> _Given instruction_: Start at the line that contains "Rebuild this chart", stop at the line that contains "import plotly.graph_objects as go", and repeat every line in that span, those two included, with no pictures.

> _Available data_:
____

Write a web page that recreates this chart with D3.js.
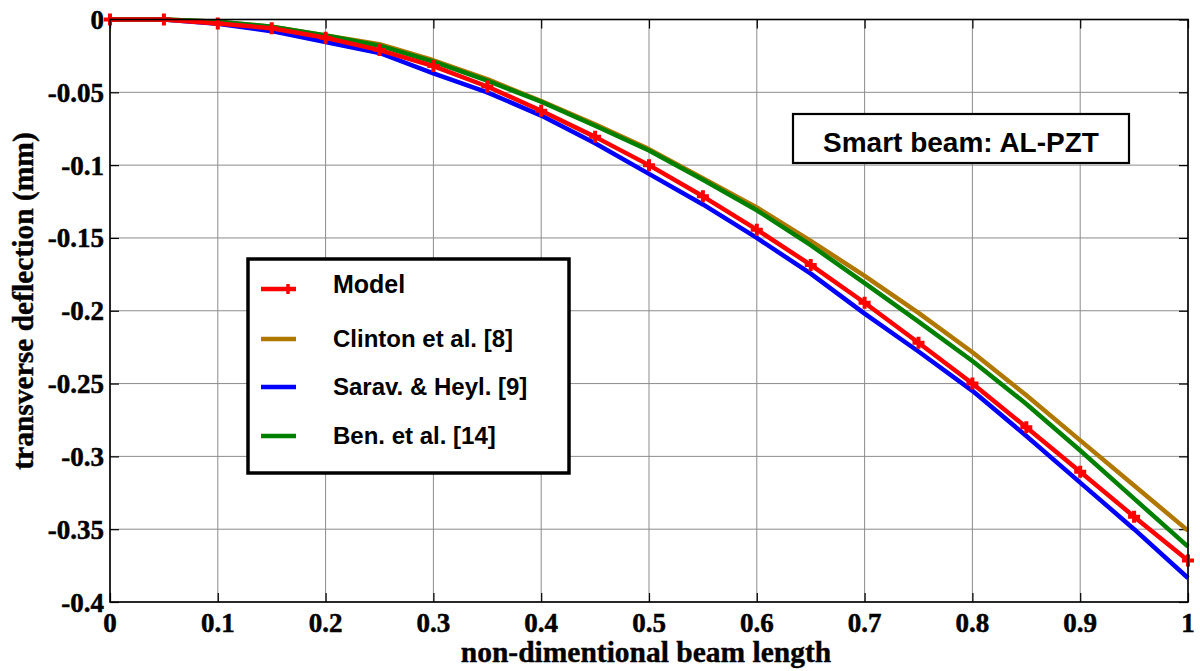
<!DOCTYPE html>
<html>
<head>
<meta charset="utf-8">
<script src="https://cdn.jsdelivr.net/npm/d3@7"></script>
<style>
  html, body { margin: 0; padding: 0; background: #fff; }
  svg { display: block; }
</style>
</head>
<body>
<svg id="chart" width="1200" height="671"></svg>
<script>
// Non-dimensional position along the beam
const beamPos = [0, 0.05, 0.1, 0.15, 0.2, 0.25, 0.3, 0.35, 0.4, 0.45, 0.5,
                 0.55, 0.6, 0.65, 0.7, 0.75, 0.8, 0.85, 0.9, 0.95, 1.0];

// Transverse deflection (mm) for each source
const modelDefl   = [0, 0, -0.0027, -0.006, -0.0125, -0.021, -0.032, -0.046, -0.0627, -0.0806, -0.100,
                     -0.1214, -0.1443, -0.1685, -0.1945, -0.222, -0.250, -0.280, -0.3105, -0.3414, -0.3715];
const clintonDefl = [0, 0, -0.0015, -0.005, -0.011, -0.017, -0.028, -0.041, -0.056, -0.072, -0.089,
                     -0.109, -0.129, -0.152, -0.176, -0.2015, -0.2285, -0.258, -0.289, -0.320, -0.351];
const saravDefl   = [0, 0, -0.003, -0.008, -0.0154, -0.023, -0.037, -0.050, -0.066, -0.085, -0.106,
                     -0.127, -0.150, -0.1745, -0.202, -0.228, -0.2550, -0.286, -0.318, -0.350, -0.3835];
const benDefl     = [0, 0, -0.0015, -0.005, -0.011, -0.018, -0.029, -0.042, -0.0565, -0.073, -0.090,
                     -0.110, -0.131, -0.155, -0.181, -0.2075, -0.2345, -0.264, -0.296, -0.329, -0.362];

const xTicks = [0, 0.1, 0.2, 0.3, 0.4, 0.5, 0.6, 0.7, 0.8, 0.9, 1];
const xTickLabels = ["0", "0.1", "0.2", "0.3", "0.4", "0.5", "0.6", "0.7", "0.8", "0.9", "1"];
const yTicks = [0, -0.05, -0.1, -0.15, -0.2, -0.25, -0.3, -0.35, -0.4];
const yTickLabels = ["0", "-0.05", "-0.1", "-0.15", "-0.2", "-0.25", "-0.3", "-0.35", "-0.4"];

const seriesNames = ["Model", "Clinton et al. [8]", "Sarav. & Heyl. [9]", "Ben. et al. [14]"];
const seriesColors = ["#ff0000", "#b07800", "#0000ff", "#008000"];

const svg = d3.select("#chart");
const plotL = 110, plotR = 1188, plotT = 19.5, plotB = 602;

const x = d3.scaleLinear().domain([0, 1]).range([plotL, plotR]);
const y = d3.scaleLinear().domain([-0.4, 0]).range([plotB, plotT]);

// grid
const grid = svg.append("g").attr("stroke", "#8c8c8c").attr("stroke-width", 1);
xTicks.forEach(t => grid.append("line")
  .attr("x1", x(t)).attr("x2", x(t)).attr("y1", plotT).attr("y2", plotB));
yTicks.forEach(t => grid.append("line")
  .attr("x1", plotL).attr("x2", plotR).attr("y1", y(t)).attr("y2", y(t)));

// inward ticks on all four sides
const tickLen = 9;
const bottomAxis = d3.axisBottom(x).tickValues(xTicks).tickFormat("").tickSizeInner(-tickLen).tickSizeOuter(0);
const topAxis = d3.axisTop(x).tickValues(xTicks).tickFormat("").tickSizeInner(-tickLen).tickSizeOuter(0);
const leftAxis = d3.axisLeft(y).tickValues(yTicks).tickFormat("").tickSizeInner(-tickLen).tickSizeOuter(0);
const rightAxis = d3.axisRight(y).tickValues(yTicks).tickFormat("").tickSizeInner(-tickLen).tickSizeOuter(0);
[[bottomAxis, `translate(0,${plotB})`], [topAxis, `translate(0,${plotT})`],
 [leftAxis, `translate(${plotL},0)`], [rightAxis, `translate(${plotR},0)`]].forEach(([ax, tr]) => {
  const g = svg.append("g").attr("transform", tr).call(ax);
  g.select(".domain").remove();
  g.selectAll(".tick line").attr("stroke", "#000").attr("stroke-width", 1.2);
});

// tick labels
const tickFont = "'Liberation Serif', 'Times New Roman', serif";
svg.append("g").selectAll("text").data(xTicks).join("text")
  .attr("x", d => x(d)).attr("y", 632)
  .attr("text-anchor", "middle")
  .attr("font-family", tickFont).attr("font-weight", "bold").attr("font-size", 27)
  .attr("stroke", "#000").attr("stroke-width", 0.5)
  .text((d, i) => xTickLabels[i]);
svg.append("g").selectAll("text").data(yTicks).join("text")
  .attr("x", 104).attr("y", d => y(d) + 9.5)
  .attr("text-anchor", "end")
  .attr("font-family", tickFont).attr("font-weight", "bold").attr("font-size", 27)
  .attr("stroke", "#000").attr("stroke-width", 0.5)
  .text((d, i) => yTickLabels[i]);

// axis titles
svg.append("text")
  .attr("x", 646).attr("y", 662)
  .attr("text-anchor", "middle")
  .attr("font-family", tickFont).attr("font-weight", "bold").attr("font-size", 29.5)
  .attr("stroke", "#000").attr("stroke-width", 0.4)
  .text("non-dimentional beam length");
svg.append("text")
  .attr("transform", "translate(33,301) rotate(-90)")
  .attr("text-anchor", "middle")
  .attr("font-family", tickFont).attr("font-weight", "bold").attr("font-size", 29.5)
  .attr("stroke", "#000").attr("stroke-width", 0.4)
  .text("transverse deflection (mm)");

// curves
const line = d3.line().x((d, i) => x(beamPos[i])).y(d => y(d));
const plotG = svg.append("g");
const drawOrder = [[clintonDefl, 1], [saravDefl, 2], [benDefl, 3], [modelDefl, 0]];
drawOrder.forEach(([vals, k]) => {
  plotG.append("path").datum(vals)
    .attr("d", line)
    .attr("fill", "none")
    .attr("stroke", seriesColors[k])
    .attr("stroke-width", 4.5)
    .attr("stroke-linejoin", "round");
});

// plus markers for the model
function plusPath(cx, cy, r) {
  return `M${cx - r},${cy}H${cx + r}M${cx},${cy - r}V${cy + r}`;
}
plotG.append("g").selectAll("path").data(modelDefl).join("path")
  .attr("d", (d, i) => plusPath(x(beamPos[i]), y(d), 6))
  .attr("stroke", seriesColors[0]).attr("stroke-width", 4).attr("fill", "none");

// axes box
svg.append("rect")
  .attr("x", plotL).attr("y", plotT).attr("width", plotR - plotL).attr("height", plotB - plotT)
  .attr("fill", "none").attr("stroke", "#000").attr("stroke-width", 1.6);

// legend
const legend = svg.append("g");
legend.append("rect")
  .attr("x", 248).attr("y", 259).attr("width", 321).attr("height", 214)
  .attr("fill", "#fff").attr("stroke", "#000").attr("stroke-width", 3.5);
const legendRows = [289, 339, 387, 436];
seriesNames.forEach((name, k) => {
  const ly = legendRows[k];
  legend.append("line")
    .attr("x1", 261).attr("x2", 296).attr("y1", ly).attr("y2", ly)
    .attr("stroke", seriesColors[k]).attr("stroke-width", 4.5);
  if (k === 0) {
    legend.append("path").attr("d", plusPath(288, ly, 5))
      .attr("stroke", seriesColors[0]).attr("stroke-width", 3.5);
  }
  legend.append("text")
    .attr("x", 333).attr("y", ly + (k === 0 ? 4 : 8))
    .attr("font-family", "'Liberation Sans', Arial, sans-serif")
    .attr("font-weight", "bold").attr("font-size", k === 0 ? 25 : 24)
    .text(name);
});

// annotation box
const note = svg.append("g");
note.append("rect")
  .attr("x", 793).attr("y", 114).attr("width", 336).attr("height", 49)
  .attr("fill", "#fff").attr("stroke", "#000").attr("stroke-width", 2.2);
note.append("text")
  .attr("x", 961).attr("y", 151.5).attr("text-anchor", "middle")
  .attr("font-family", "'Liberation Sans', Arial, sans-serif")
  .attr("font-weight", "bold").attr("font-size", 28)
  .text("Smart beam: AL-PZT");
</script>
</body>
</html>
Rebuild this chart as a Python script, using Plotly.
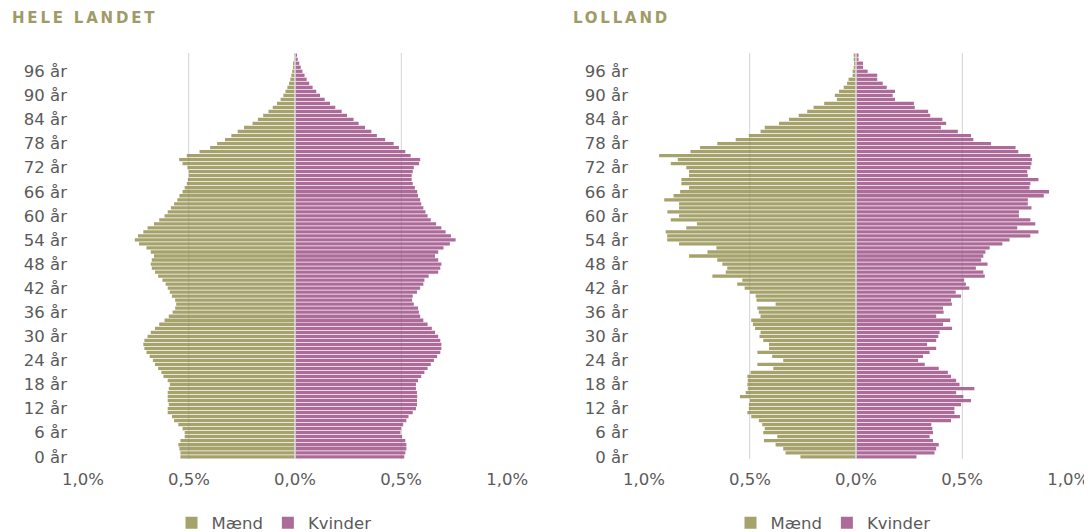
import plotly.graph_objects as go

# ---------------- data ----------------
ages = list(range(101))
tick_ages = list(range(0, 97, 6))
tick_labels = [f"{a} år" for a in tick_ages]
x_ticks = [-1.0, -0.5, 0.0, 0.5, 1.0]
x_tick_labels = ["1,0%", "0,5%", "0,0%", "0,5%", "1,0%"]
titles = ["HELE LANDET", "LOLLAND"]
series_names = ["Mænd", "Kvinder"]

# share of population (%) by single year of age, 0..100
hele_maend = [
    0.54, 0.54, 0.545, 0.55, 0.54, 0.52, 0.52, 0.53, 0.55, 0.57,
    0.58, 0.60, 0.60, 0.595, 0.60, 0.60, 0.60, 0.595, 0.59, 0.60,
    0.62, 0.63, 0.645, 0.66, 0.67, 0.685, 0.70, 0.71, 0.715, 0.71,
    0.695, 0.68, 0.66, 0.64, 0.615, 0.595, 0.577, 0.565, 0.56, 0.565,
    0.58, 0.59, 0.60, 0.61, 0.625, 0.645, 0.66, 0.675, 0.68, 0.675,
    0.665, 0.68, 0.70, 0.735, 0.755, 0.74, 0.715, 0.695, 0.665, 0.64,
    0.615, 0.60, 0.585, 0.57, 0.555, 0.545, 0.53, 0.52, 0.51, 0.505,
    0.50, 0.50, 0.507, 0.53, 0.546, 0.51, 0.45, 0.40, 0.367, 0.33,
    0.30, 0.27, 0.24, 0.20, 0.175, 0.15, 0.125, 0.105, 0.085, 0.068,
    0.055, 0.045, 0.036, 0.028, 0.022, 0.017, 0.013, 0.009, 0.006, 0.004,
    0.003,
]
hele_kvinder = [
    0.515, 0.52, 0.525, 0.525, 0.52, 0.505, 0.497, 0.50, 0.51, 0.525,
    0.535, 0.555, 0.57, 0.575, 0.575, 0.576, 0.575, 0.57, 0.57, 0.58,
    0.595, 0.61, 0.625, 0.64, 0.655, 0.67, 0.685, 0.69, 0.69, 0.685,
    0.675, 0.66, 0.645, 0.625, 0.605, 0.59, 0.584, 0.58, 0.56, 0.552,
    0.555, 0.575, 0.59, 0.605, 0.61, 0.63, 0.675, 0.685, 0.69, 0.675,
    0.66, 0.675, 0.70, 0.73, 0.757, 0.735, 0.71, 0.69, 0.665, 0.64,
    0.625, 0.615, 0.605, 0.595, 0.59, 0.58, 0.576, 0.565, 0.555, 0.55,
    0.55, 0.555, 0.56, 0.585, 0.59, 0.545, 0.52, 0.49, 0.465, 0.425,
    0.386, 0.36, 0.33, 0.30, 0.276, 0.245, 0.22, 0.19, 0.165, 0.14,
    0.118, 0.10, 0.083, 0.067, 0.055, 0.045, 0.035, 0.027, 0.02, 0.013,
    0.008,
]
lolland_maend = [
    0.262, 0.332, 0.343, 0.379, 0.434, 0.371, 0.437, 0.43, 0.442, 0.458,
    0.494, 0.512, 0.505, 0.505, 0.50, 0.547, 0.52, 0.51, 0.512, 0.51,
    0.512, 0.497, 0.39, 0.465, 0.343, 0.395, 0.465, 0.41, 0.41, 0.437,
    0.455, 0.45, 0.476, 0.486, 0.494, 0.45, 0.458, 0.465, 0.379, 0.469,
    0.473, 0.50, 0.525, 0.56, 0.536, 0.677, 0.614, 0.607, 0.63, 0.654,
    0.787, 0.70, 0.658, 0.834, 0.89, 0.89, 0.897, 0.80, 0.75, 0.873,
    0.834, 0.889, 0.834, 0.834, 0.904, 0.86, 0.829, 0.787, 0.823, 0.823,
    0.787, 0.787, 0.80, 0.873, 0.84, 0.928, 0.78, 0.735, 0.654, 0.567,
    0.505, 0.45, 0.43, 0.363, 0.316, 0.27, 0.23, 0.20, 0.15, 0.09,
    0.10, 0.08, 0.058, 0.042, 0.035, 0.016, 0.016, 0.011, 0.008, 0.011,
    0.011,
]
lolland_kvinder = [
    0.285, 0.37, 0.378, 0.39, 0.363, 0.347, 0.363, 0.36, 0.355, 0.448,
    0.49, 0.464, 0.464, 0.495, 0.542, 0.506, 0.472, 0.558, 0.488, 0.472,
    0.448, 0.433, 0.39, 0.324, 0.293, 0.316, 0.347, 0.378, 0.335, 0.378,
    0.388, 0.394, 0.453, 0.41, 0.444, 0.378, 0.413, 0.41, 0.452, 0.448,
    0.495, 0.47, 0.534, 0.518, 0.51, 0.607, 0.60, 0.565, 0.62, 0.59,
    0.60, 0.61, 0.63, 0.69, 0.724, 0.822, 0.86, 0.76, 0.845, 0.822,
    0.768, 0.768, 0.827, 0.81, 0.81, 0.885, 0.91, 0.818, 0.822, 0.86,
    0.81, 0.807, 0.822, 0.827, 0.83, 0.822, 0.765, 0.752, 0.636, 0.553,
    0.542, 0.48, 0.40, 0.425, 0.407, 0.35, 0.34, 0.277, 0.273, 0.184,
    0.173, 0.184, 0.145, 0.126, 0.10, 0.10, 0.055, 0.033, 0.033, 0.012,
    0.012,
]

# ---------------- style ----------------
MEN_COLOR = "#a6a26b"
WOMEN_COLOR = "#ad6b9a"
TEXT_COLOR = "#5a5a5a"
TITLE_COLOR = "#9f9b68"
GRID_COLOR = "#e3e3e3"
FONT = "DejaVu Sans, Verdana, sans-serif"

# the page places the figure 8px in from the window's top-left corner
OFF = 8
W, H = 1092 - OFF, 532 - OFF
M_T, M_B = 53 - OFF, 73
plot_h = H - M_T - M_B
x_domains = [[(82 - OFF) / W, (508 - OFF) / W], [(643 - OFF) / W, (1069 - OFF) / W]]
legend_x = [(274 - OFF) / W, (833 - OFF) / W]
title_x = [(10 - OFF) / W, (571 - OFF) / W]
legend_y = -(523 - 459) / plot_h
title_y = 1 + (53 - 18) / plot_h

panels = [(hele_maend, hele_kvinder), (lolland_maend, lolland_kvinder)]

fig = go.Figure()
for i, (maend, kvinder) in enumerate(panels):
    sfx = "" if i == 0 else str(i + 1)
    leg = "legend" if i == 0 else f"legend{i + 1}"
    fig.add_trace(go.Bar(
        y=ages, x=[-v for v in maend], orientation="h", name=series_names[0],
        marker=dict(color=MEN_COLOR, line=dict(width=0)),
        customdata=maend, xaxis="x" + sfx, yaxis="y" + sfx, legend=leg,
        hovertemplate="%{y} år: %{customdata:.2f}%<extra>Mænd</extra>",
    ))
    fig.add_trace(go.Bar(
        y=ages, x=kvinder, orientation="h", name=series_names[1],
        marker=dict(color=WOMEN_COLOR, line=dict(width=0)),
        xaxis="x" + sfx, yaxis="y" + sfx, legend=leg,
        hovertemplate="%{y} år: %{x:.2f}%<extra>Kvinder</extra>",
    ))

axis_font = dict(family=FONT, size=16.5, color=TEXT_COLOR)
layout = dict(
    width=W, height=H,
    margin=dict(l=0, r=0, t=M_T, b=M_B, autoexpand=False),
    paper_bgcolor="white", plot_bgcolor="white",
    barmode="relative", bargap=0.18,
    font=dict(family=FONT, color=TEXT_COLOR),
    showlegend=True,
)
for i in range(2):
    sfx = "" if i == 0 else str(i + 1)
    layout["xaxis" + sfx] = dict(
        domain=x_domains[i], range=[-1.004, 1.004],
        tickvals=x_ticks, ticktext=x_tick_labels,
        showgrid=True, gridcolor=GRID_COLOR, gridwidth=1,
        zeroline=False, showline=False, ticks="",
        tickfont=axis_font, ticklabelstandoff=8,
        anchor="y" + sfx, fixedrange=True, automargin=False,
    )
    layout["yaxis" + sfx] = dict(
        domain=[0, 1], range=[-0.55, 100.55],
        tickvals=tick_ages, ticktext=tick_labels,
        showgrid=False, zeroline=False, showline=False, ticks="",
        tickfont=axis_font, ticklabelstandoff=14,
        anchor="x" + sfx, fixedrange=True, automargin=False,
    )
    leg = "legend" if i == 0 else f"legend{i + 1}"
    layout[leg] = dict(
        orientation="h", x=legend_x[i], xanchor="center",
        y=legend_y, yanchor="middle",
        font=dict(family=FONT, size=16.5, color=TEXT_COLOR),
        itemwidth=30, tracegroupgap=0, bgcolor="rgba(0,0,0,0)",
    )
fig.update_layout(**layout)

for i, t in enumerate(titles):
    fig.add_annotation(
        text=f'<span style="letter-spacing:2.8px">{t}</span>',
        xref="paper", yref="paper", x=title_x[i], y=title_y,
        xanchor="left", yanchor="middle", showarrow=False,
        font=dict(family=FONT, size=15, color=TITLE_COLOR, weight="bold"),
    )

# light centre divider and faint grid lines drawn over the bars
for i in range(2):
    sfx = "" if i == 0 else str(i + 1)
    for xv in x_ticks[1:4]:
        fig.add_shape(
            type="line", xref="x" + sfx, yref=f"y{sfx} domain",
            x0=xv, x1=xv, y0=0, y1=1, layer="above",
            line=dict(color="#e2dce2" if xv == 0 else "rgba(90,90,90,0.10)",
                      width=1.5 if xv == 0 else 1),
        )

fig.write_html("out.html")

____

> _The result_:
Rebuild this chart as a Python script, using Plotly.
import plotly.graph_objects as go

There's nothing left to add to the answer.